Tuesday, October 12, 2021

What should economics be? Cogs & Monsters out today! — Diane Coyle

Basic message: focus should be on institutions and not on markets.
Economic analysis should concern institutions and not focus on markets. The top academics know this and do outstanding work recognising these features of the world, but it has not changed the basics. For example, the instinct is to start with ‘the market’ and find ‘failures’; but it’s all failures out there and we should be starting with ‘institutions’. And the academic discipline concentrates on quantitative answers to narrow, well-defined problems, instead of tackling the big questions of today.… 

Duh. This is what heterodox economists have been saying since the days of Marx and Veblen.  It's about asymmetry and and the source of asymmetry is traceable to asymmetry in  class structure, class power, and income and asset distribution that is both cultural and institutional. Under such conditions, markets left to market forces are going to result in highly asymmetrical outcomes that are the consequence of imperfect markets, for markets also have an institutional basis, e.g., in law, and property rights in particular.

There are lots of parallels between the Econ and tech worlds, including His being coded as ‘homo economics’. But at least everyone is talking about AI ethics. This needs to happen in economics too, reviving political economy and rebooting welfare economics.

I expect critics of economics to agree and lots of economists to disagree. They will point to great papers about X, Y and Z, and will be correct. But the complacency troubles me, the failure to recognise that so few people want to study economics because of the way it is, and that so many blame it for the state of the world….

I recall taking Econ 101 using the Samuelson textbook that was popular at the times. I and many of my friends were, like, WTF? It was clear that the assumptions were not in accord with the way the world worked from our experience. But you kept your mouth shut and provided the answers expected. At least the world was working then (for our class). Now more students are recognizing that it is not working for them are speaking out and demanding better. (Note: Robert Heilbroner's The Worldly Philosophers was required reading though, so we did get some other points of view.)

Interestingly, I did not run into C. Wright Mills' s The Power Elite until I was studying social and political philosophy in grad school.

The Enlightened Economist
What should economics be? Cogs & Monsters out today!
Diane Coyle | freelance economist and a former advisor to the UK Treasury. She is a member of the UK Competition Commission and is acting Chairman of the BBC Trust, the governing body of the British Broadcasting Corporation

5 comments:

Matt Franko said...

Wrong methodology…

Matt Franko said...

“ I and many of my friends were, like, WTF? It was clear that the assumptions were not in accord with the way the world worked from our experience.”

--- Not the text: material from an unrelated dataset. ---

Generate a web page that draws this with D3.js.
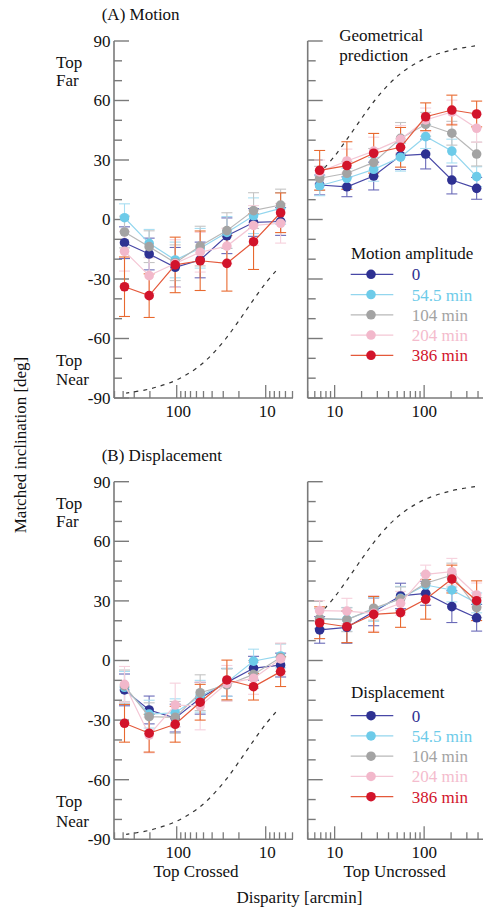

Yo, because you were in a Jesuit school which nobody material competent goes to…. Land grant institutions using a didactic science methodology are dominant since they were first established in 1860…

Jesuits are of course going to still be employing the old dialogic method from Socrates and Plato if you train there…

So that’s not what you saw before you went to train under the Jesuits and then you get out and everyone else is operating under a different method… so when you get there you are like “wtf?” and when you get out you are like “wtf?” too….

You are not discriminating (“use the narrow gate”) between the 2 methodologies… because under the Jesuit’s dialogic method you are not trained to discriminate you are trained to synthesize…

The Land grant institutions are not synagogues…

Peter Pan said...

According to Richard Wolff, many institutions have a School of Economics and a School of Business. If you intend to go into business, you attend the one that is connected to reality. That would be the latter one.

Matt Franko said...

Bachelor of Art in Economics …

Bachelor of Science in Business Administration…

Tom Hickey said...

You are not discriminating (“use the narrow gate”) between the 2 methodologies… because under the Jesuit’s dialogic method you are not trained to discriminate you are trained to synthesize…

Matt, the textbook was Samuelson's, which was the standard text at the time. Those same assumptions are the basis of Econ 101 as far as I can tell from similar criticism today. The problem seems to be with the approach to economics, and teaching econ in general.

I doubt very much whether Econ 101 is much different in science degrees and art degrees. The basic texts on the market appear to be pretty homogenous. The choice is largely between New Keynesian (Krugman) and New Classical (Mankiw). If anything the science version is more mathematical, but the underlying assumptions and approach is the same.